Jamie Tobias Neely: Don’t respond to racism with silence
We’re less than a week from Christmas, and it’s tempting, so tempting, to change the conversation to anything but that deeply uncomfortable one: race.
That topic seems difficult to broach for a white person and yet vastly more painful for a black American. It’s been on all of our minds since August when a white police officer, Darren Wilson, in Ferguson, Missouri, shot and killed Michael Brown, an unarmed 18-year-old. It’s the topic that somebody’s bound, after a glass of wine, to bring to your holiday table.
How will you respond when a family member makes a casually racist comment? Silence is often most appealing. It’s so awkward to speak up in the midst of all that well-orchestrated peace and joy. So not a Hallmark moment.
Since Michael Brown’s death, even well-meaning white people have managed to get it wrong. There’s the tone-deaf nature of the “all lives matter” slogan, which tries to be color-blind, but winds up missing the point. There’s the cheerfully misspelled “Crimeing While White” Twitter campaign which manages to celebrate more and more egregious examples of white privilege in action.
Given all the ways one can go wrong, wouldn’t it be prudent this Christmas season to just choose silence?
I explored that question with a former student last week, a 6’5”, 230-pound young black man, who was generous enough to give me a glimpse of his life in that parallel universe. He’s 22 and he lives on the West Side now, but the last several years he lived in Cheney. There this former football player would walk across campus in the darkness at 8 or 9 p.m. and feel afraid. He was hyper-aware of when and how he could safely reach into his pocket to pull out his cell phone.
I traveled to New Orleans just over a year ago for a college journalism conference with this young man and five young white women. The moment I arrived at the conference registration desk, a faculty member from a New Orleans college warned me about the high crime rate in the city and urged me to caution my students.
Given my background, as a white woman, who over the years has known and interviewed so many women who have been sexually assaulted, my mind immediately leaped to the safety of the five young women in our group. After I did a bit of research on New Orleans crime rates, though, my focus shifted. When the seven of us walked down Bourbon Street together, our black former football player might have been mistaken for the group’s bodyguard. But, statistically, if anyone needed a bodyguard, it was him.
Last week, I asked my former student to fill me in on his reactions to these national conversations about race. He responded honestly. He thinks he knows what it might have felt like to be Michael Brown or Eric Garner. “I’m a large guy, too,” he said. “I think of myself as a gentle person.”
On Black Friday he joined a protest at Westlake Center after a grand jury in Missouri decided not to indict Wilson. My former student was astounded by the slant of the Seattle news stories. Reporters, he said, went with the angle that white kids were disappointed that the protest disrupted a tree-lighting ceremony and caused the mall to close early.
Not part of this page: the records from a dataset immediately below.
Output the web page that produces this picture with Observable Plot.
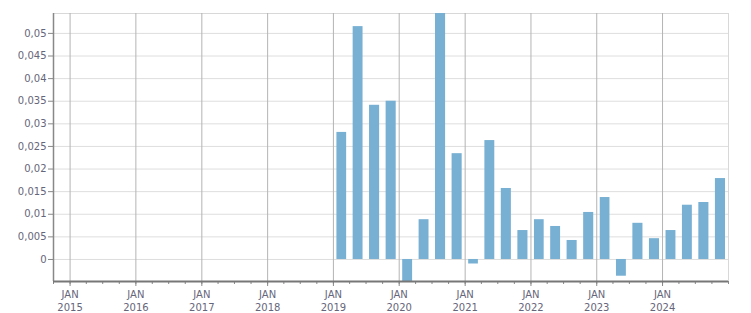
<!DOCTYPE html>
<html>
<head>
<meta charset="utf-8">
<script src="https://cdn.jsdelivr.net/npm/d3@7"></script>
<script src="https://cdn.jsdelivr.net/npm/@observablehq/plot@0.6"></script>
<style>
  html, body { margin: 0; padding: 0; background: #fff; }
  #chart svg { display: block; }
</style>
</head>
<body>
<div id="chart"></div>
<script>
const quarters = [
  "2019-01-01","2019-04-01","2019-07-01","2019-10-01",
  "2020-01-01","2020-04-01","2020-07-01","2020-10-01",
  "2021-01-01","2021-04-01","2021-07-01","2021-10-01",
  "2022-01-01","2022-04-01","2022-07-01","2022-10-01",
  "2023-01-01","2023-04-01","2023-07-01","2023-10-01",
  "2024-01-01","2024-04-01","2024-07-01","2024-10-01"
];
const values = [
  0.0281, 0.0515, 0.0341, 0.0350,
  -0.0050, 0.0088, 0.0545, 0.0234,
  -0.0010, 0.0263, 0.0157, 0.0064,
  0.0088, 0.0073, 0.0042, 0.0104,
  0.0137, -0.0037, 0.0080, 0.0046,
  0.0064, 0.0120, 0.0126, 0.0179
];
const yTicks = [0, 0.005, 0.01, 0.015, 0.02, 0.025, 0.03, 0.035, 0.04, 0.045, 0.05];
const yTickLabels = ["0", "0,005", "0,01", "0,015", "0,02", "0,025", "0,03", "0,035", "0,04", "0,045", "0,05"];
const years = [2015, 2016, 2017, 2018, 2019, 2020, 2021, 2022, 2023, 2024];
const monthLabel = "JAN";

const data = quarters.map((q, i) => {
  const start = new Date(q + "T00:00:00Z");
  const end = new Date(start); end.setUTCMonth(end.getUTCMonth() + 3);
  return { start, end, value: values[i] };
});
const yearDates = years.map(y => new Date(Date.UTC(y, 0, 1)));
const quarterTicks = d3.utcMonth.every(3).range(new Date(Date.UTC(2014, 9, 1)), new Date(Date.UTC(2025, 0, 2)));
const textColor = "#66667a";

const chart = Plot.plot({
  width: 751,
  height: 313,
  marginLeft: 53,
  marginRight: 23,
  marginTop: 13,
  marginBottom: 32,
  style: { fontFamily: "DejaVu Sans, sans-serif", fontSize: "10px", color: textColor, background: "#fff" },
  x: { type: "utc", domain: [new Date(Date.UTC(2014, 9, 1)), new Date(Date.UTC(2025, 0, 1))] },
  y: { domain: [-0.00487, 0.0544] },
  marks: [
    Plot.frame({ stroke: "#d8d8d8" }),
    Plot.ruleY(yTicks, { stroke: "#dedede", strokeOpacity: 1 }),
    Plot.ruleX(yearDates, { stroke: "#b4b4b4", strokeOpacity: 1, y1: -0.00487, y2: 0.0544 }),
    Plot.rectY(data, { x1: "start", x2: "end", y: "value", fill: "#78b0d3", insetLeft: 3.5, insetRight: 3, clip: true }),
    Plot.axisY({ ticks: yTicks, tickFormat: (d) => yTickLabels[yTicks.indexOf(d)], tickSize: 5, tickPadding: 2, stroke: "#888", fill: textColor, label: null }),
    Plot.ruleX([new Date(Date.UTC(2014, 9, 1))], { stroke: "#888", strokeWidth: 1.5 }),
    Plot.axisX({ ticks: quarterTicks, tickSize: 3, tickFormat: () => "", stroke: "#888", label: null }),
    Plot.axisX({ ticks: yearDates, tickSize: 5, tickPadding: 3, lineHeight: 1.25, tickFormat: d => monthLabel + "\n" + d.getUTCFullYear(), stroke: "#888", fill: textColor, label: null }),
    Plot.ruleY([-0.00487], { stroke: "#777", strokeWidth: 2 })
  ]
});
document.getElementById("chart").appendChild(chart);
</script>
</body>
</html>
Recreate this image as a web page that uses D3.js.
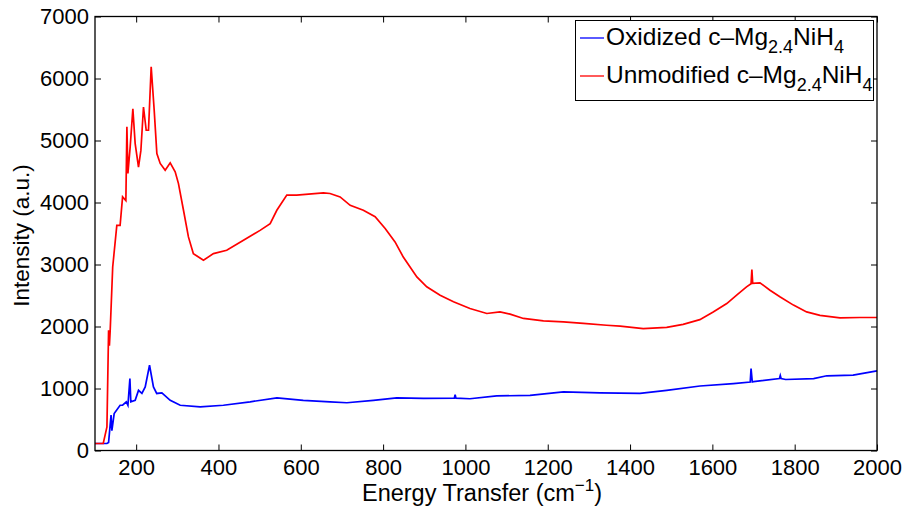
<!DOCTYPE html>
<html>
<head>
<meta charset="utf-8">
<script src="https://cdn.jsdelivr.net/npm/d3@7"></script>
<style>
  body { margin: 0; background: #fff; }
  text { font-family: "Liberation Sans", Arial, sans-serif; fill: #000; }
</style>
</head>
<body>
<div id="chart"></div>
<script>

// unmodified sample (red)
let redX = [100, 120, 129, 133, 135, 137, 143, 153, 161, 167, 175, 177.5, 180, 185.5, 192, 197.6, 205.7, 211.5, 217.8, 224.4, 230, 236.5, 243.8, 250.3, 258.4, 270.5, 282.7, 294.8, 302.8, 315, 327, 339, 363.5, 387.8, 420, 460.7, 501, 525.6, 541.8, 566, 590, 655, 671, 695.5, 720, 752, 780.6, 805, 829, 849, 882, 906, 938.5, 971, 1011, 1052, 1084, 1108.5, 1141, 1189.5, 1238, 1286.5, 1343, 1376, 1432, 1489, 1529, 1569.5, 1602, 1635, 1659, 1683, 1694, 1696, 1698, 1715.6, 1740, 1764, 1797, 1829, 1861.5, 1910, 1958.6, 2000];
let redY = [113, 113, 380, 1940, 1690, 1950, 2960, 3630, 3630, 4090, 4030, 5220, 4470, 4900, 5510, 4950, 4570, 4840, 5540, 5165, 5165, 6190, 5490, 4790, 4630, 4520, 4640, 4495, 4305, 3875, 3445, 3175, 3070, 3175, 3230, 3390, 3550, 3660, 3875, 4120, 4120, 4155, 4145, 4090, 3955, 3875, 3770, 3580, 3365, 3120, 2800, 2640, 2505, 2400, 2290, 2210, 2235, 2200, 2130, 2090, 2075, 2050, 2020, 2005, 1965, 1985, 2035, 2110, 2235, 2370, 2505, 2640, 2690, 2920, 2695, 2705, 2585, 2480, 2345, 2235, 2180, 2140, 2145, 2145];

// oxidized sample (blue)
let blueX = [100, 129, 133, 139, 141, 146.6, 161, 167, 176, 180, 184.8, 187, 197.6, 205.7, 214, 222, 232.5, 242, 250, 262.5, 282.7, 307, 355.5, 412, 477, 542, 606, 671, 712, 776.5, 833, 898, 973, 975, 977, 1011, 1076, 1157, 1238, 1327, 1424, 1489, 1570, 1651, 1692, 1694, 1697, 1700, 1763, 1765, 1767, 1778, 1846, 1878, 1942, 2000];
let blueY = [113, 113, 130, 570, 320, 595, 730, 730, 785, 730, 1160, 785, 810, 970, 920, 1025, 1375, 1025, 920, 930, 810, 730, 705, 730, 785, 850, 810, 785, 770, 810, 850, 840, 845, 900, 845, 835, 880, 890, 945, 930, 920, 970, 1040, 1080, 1105, 1320, 1105, 1110, 1160, 1210, 1160, 1145, 1160, 1205, 1215, 1285];

let xTicks = [200, 400, 600, 800, 1000, 1200, 1400, 1600, 1800, 2000];
let yTicks = [0, 1000, 2000, 3000, 4000, 5000, 6000, 7000];

let w = 907;
let h = 512;
let m = {top: 16.5, right: 30, bottom: 61.5, left: 95};

let svg = d3.select("#chart")
    .append("svg")
    .attr("width", w)
    .attr("height", h);

let x = d3.scaleLinear().domain([100, 2000]).range([m.left, w - m.right]);
let y = d3.scaleLinear().domain([0, 7000]).range([h - m.bottom, m.top]);

// axes, ticks pointing inward on all four sides
let tk = 6;
let fmt = d3.format("d");
let gx = svg.append("g")
    .attr("transform", `translate(0,${h - m.bottom})`)
    .call(d3.axisBottom(x).tickValues(xTicks).tickFormat(fmt).tickSizeInner(-tk).tickSizeOuter(0).tickPadding(9));
let gx2 = svg.append("g")
    .attr("transform", `translate(0,${m.top})`)
    .call(d3.axisTop(x).tickValues(xTicks).tickSizeInner(-tk).tickSizeOuter(0).tickFormat(""));
let gy = svg.append("g")
    .attr("transform", `translate(${m.left},0)`)
    .call(d3.axisLeft(y).tickValues(yTicks).tickFormat(fmt).tickSizeInner(-tk).tickSizeOuter(0).tickPadding(6));
let gy2 = svg.append("g")
    .attr("transform", `translate(${w - m.right},0)`)
    .call(d3.axisRight(y).tickValues(yTicks).tickSizeInner(-tk).tickSizeOuter(0).tickFormat(""));

[gx, gx2, gy, gy2].forEach((g) => {
    g.select(".domain").remove();
    g.selectAll("line").attr("stroke", "#000").attr("stroke-width", 1);
    g.selectAll("text").style("font-size", "22px").attr("font-family", null);
});
gx.selectAll("text").attr("dy", "0.71em");

// lines
let line = d3.line()
    .x((d) => x(d[0]))
    .y((d) => y(d[1]));

svg.append("path")
    .datum(blueX.map((v, i) => [v, blueY[i]]))
    .attr("fill", "none")
    .attr("stroke", "#0000ff")
    .attr("stroke-width", 1.7)
    .attr("d", line);

svg.append("path")
    .datum(redX.map((v, i) => [v, redY[i]]))
    .attr("fill", "none")
    .attr("stroke", "#ff0000")
    .attr("stroke-width", 1.7)
    .attr("d", line);

// frame
svg.append("rect")
    .attr("x", m.left)
    .attr("y", m.top)
    .attr("width", w - m.right - m.left)
    .attr("height", h - m.bottom - m.top)
    .attr("fill", "none")
    .attr("stroke", "#000")
    .attr("stroke-width", 1.3);

// axis labels
let xl = svg.append("text")
    .attr("x", 482)
    .attr("y", 501)
    .attr("text-anchor", "middle")
    .style("font-size", "23.5px");
xl.append("tspan").text("Energy Transfer (cm");
xl.append("tspan").attr("dy", -10).style("font-size", "17px").text("\u22121");
xl.append("tspan").attr("dy", 10).text(")");

svg.append("text")
    .attr("transform", `translate(29,${(m.top + h - m.bottom) / 2 + 2}) rotate(-90)`)
    .attr("text-anchor", "middle")
    .style("font-size", "22.5px")
    .text("Intensity (a.u.)");

// legend
let legend = svg.append("g");
legend.append("rect")
    .attr("x", 575.5).attr("y", 20.5)
    .attr("width", 298).attr("height", 80)
    .attr("fill", "#fff")
    .attr("stroke", "#000")
    .attr("stroke-width", 1);

let names = [["Oxidized c\u2013Mg", "#0000ff"], ["Unmodified c\u2013Mg", "#ff0000"]];
names.forEach((n, i) => {
    let yy = 45 + i * 38;
    legend.append("line")
        .attr("x1", 580).attr("x2", 604)
        .attr("y1", yy - 7).attr("y2", yy - 7)
        .attr("stroke", n[1]).attr("stroke-width", 1.3);
    let t = legend.append("text")
        .attr("x", 606).attr("y", yy)
        .style("font-size", "24.5px");
    t.append("tspan").text(n[0]);
    t.append("tspan").attr("dy", 8).style("font-size", "18px").text("2.4");
    t.append("tspan").attr("dy", -8).text("NiH");
    t.append("tspan").attr("dy", 8).style("font-size", "18px").text("4");
});

</script>
</body>
</html>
He was incredulous that Seattle journalists appeared to feel sorrier for white kids missing a tree lighting than for black kids who died too young.
“Those kids don’t get a Christmas,” he said. “They don’t get to sit around a tree with their family.”
I asked him how he’d like to see white people respond to this issue.
He asked for introspection, and the awareness that America’s most brutal racism isn’t ancient history. “My great-grandmother picked cotton and cleaned white people’s houses,” he said. “That’s not that long ago.”
My smart, thoughtful student said the best thing white people can do is talk with other white people. He asks that when Aunt Louise makes a casually racist comment at the dinner table, we speak up. He’d like for us to say, “That’s not right, and that’s what makes black people so angry.”
Aunt Louise votes, my former student points out. She, and, more importantly, the children and grandchildren listening around the table, can influence the direction of this country. Ignoring her this holiday season can only stifle change.